WHAT IS REQUIRED
Reproduce exactly the lines below from the one containing "Reproduce this chart" through the one containing "import seaborn as sns", including both, and nothing else.

- - - - - - -

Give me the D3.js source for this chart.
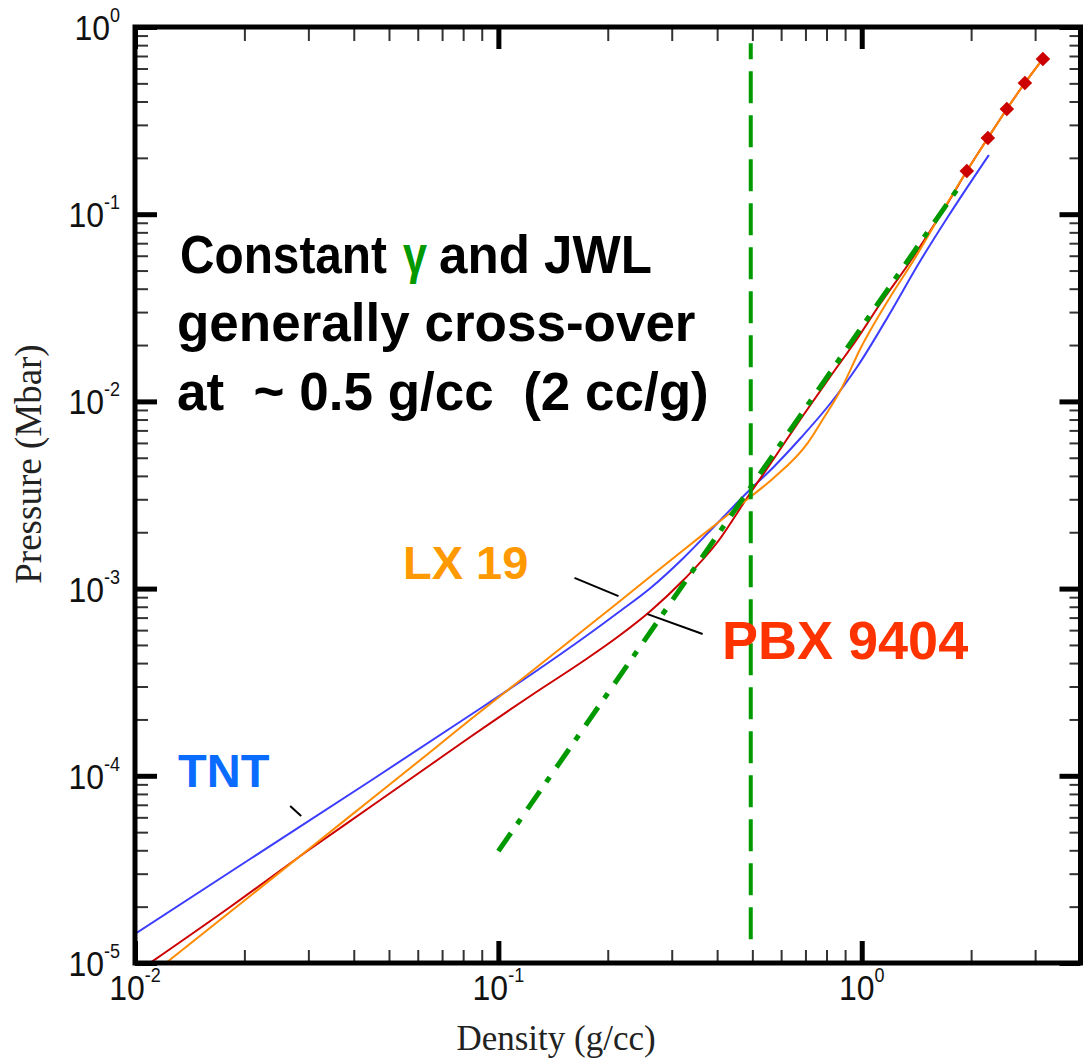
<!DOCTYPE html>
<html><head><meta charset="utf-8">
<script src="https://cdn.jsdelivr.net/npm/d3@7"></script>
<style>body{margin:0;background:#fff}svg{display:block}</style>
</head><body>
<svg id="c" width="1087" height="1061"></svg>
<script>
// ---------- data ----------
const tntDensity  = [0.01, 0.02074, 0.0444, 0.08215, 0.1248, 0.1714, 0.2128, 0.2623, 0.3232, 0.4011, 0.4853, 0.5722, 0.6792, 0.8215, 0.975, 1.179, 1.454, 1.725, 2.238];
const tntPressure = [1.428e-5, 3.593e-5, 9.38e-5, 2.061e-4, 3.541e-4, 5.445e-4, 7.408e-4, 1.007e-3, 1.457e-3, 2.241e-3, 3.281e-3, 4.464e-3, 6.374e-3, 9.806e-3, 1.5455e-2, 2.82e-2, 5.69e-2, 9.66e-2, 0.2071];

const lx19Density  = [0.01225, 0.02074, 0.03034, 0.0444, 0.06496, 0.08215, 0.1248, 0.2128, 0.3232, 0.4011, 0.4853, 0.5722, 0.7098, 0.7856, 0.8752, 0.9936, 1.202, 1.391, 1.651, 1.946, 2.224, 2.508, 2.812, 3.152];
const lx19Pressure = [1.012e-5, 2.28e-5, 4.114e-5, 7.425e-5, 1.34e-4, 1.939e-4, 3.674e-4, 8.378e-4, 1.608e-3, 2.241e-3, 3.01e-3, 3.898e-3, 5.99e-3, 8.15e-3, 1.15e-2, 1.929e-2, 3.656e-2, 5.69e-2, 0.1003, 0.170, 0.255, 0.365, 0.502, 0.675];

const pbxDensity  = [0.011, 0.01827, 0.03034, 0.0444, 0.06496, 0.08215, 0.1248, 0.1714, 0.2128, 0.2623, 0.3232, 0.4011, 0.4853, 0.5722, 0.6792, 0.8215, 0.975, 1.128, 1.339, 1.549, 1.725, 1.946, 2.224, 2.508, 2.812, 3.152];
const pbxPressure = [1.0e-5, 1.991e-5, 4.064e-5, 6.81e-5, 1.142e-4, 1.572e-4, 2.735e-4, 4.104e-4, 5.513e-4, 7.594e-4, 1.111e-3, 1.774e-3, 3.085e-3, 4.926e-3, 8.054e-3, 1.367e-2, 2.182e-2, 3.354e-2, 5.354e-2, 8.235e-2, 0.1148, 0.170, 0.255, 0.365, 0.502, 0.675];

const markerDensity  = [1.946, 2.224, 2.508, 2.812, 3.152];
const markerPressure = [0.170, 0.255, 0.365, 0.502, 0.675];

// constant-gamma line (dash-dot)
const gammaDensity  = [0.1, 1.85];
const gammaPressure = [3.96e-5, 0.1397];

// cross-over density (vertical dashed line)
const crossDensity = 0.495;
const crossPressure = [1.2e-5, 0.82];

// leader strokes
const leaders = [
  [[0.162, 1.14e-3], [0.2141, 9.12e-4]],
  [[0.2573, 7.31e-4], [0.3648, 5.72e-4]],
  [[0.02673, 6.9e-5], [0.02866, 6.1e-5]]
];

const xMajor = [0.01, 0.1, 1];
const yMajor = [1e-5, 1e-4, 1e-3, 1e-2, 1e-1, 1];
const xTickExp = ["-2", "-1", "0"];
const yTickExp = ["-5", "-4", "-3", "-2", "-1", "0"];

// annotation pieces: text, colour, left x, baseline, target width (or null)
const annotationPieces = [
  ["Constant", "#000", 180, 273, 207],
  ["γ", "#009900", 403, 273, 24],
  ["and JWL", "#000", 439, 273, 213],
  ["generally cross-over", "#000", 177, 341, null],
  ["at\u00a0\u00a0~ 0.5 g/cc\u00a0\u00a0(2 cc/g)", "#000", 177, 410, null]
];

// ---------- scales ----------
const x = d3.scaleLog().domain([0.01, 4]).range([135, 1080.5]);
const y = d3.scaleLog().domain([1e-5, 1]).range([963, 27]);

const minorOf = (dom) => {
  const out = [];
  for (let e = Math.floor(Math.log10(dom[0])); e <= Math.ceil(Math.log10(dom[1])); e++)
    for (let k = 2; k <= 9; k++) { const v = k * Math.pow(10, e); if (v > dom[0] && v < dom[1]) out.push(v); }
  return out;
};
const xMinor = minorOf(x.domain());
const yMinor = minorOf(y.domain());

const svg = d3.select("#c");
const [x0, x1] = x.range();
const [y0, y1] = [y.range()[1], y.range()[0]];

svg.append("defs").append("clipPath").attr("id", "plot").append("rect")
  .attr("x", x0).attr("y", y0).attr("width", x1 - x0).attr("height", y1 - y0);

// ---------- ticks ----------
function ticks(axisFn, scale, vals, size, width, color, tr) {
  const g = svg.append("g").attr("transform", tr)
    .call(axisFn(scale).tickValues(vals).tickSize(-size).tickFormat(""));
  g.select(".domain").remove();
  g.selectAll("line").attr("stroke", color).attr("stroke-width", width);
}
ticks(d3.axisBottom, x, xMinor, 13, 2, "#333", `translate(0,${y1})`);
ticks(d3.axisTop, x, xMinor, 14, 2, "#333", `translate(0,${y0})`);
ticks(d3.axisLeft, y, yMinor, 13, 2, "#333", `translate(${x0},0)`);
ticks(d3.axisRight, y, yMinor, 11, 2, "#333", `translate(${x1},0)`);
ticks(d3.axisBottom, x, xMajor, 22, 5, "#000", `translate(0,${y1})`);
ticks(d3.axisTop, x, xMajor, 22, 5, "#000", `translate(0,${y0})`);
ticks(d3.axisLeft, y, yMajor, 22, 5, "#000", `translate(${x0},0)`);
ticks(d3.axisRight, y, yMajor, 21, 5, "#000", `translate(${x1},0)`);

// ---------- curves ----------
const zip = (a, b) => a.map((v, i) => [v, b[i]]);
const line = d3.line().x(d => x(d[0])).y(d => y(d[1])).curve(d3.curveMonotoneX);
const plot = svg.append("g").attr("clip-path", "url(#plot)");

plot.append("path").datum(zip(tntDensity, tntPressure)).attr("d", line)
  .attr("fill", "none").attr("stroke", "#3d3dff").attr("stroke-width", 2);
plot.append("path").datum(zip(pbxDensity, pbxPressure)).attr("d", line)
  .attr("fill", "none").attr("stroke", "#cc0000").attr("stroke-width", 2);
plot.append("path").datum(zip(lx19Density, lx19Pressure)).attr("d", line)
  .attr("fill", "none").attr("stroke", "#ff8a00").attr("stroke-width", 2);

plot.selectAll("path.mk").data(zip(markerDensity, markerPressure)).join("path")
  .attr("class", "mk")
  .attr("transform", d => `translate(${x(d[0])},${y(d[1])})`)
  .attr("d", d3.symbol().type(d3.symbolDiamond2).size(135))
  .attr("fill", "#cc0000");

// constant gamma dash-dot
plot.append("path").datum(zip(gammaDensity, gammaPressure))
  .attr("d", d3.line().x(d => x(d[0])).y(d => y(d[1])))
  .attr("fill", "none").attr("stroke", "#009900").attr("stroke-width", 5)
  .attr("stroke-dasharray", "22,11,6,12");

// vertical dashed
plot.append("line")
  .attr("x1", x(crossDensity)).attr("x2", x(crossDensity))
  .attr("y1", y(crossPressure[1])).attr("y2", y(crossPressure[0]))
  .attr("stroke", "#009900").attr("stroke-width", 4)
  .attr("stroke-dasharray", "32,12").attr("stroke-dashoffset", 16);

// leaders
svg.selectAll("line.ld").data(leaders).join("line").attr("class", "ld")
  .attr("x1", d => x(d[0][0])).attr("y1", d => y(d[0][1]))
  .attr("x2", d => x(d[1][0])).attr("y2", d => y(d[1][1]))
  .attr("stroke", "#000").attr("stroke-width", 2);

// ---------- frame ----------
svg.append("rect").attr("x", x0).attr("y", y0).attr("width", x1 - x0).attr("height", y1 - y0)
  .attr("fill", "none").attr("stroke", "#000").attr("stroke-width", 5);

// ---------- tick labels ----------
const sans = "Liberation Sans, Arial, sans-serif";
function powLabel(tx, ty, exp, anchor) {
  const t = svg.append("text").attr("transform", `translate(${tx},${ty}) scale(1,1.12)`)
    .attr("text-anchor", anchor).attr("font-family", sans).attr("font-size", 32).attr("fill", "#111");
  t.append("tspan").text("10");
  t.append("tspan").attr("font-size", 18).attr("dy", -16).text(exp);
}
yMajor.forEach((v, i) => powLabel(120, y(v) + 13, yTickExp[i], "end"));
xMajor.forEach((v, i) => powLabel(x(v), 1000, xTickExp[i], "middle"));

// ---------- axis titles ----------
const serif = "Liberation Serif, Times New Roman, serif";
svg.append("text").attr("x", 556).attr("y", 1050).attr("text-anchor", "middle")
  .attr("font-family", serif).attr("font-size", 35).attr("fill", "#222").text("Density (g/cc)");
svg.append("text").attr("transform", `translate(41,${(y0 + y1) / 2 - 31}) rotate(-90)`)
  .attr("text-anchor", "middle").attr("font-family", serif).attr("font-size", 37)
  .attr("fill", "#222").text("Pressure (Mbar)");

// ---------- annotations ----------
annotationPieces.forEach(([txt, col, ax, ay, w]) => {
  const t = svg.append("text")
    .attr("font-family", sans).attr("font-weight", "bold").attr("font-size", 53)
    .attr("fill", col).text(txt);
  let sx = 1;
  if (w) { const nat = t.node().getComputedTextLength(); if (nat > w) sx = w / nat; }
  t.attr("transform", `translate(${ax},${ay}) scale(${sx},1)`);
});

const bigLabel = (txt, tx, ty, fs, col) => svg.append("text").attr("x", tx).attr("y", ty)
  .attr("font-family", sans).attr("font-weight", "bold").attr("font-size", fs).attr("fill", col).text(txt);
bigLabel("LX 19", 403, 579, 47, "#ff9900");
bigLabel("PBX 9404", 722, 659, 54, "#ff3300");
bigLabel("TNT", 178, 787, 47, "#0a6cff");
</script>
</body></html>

- - - - - - -

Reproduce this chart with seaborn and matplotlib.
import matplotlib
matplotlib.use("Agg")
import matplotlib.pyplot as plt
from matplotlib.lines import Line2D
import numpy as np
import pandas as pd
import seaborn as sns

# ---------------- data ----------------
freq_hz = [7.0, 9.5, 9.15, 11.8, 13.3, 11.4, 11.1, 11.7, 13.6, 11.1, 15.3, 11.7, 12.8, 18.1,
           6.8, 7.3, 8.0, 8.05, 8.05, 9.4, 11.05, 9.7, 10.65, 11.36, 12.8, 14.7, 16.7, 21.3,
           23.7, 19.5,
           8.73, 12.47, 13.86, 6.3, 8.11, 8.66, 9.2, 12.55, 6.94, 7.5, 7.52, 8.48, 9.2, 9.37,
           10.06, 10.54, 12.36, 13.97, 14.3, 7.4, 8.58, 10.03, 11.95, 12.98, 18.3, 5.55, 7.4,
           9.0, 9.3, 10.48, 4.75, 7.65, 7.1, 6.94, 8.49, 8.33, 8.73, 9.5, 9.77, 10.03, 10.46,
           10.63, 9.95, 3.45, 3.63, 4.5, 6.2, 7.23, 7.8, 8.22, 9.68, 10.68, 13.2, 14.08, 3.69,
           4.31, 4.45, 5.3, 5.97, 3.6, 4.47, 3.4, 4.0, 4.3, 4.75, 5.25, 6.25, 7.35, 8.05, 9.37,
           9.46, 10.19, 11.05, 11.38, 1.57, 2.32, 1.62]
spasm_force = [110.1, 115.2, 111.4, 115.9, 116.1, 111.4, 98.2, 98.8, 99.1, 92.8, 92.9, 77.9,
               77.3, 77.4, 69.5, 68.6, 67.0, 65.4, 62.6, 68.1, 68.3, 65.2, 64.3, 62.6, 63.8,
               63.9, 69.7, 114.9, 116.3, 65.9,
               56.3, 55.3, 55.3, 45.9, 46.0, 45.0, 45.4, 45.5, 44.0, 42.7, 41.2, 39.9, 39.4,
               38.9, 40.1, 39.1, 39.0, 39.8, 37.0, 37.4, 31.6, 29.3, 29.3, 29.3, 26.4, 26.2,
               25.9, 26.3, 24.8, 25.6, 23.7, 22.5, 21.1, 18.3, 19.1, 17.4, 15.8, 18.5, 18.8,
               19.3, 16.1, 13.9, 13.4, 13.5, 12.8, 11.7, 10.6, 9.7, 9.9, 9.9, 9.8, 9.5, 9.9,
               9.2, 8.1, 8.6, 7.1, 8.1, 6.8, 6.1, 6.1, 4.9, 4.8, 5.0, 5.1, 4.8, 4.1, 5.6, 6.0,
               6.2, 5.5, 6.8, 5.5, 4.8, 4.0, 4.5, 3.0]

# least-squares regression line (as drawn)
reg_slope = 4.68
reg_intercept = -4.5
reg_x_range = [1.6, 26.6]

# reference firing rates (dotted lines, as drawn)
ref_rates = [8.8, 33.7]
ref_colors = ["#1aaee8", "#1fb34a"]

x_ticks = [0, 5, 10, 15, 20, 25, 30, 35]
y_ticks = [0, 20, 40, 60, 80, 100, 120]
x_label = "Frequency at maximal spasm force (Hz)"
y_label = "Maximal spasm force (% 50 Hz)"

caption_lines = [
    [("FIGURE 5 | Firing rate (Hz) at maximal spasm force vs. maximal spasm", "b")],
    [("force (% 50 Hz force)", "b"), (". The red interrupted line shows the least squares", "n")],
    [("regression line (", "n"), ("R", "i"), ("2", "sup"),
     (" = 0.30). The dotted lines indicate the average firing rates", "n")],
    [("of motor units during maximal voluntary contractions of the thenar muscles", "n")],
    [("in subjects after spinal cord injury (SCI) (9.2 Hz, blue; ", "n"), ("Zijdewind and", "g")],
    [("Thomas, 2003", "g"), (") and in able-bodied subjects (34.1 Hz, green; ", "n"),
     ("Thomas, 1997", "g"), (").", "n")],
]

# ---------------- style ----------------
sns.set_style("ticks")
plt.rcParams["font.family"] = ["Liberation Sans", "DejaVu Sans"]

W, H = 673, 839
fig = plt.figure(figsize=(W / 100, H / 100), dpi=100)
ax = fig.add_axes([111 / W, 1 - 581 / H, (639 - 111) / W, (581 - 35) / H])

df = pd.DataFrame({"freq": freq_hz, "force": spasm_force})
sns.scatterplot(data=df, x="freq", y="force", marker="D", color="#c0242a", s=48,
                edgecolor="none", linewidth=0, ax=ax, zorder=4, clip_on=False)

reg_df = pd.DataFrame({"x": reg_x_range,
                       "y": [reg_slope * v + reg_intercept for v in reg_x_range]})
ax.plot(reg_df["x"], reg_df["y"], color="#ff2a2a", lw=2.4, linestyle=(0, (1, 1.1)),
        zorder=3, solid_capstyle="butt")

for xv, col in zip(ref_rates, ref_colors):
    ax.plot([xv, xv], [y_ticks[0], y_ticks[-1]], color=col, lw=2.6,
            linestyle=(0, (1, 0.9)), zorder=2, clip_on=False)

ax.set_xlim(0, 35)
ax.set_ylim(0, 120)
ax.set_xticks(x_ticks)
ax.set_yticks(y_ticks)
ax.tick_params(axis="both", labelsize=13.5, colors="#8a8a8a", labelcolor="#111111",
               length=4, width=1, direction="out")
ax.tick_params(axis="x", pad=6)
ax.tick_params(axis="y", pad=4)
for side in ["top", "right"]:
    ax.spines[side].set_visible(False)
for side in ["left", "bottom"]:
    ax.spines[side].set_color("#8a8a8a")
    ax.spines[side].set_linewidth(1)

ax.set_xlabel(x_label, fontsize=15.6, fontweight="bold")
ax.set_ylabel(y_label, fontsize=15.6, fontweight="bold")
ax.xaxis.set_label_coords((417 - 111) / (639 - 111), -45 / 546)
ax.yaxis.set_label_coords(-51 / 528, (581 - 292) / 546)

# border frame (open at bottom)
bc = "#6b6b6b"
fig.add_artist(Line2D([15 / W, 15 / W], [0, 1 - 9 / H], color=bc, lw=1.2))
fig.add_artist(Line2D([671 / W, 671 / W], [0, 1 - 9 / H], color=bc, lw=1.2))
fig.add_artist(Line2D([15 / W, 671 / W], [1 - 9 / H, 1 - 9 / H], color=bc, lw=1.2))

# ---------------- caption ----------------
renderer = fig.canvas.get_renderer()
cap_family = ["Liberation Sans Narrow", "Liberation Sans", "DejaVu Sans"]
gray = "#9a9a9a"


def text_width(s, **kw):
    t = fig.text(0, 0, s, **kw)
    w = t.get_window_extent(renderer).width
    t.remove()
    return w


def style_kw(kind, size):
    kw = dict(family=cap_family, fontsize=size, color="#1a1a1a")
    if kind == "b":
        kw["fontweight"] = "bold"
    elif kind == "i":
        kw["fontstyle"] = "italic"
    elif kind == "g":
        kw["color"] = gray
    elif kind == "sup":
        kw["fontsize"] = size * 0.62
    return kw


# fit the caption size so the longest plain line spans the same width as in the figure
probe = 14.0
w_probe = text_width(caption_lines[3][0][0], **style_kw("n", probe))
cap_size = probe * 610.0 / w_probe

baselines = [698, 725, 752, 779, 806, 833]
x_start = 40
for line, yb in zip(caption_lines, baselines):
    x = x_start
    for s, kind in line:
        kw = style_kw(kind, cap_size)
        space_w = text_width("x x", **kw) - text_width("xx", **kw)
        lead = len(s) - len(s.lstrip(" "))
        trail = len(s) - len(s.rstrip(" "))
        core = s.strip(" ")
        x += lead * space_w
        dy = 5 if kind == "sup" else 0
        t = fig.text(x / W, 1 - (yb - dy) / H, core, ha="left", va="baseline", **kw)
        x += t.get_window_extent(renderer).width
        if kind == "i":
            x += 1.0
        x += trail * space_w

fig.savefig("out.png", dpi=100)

- - - - - - -

FINAL RESULT
Reproduce this chart with seaborn and matplotlib.
import matplotlib
matplotlib.use("Agg")
import matplotlib.pyplot as plt
from matplotlib.lines import Line2D
import numpy as np
import pandas as pd
import seaborn as sns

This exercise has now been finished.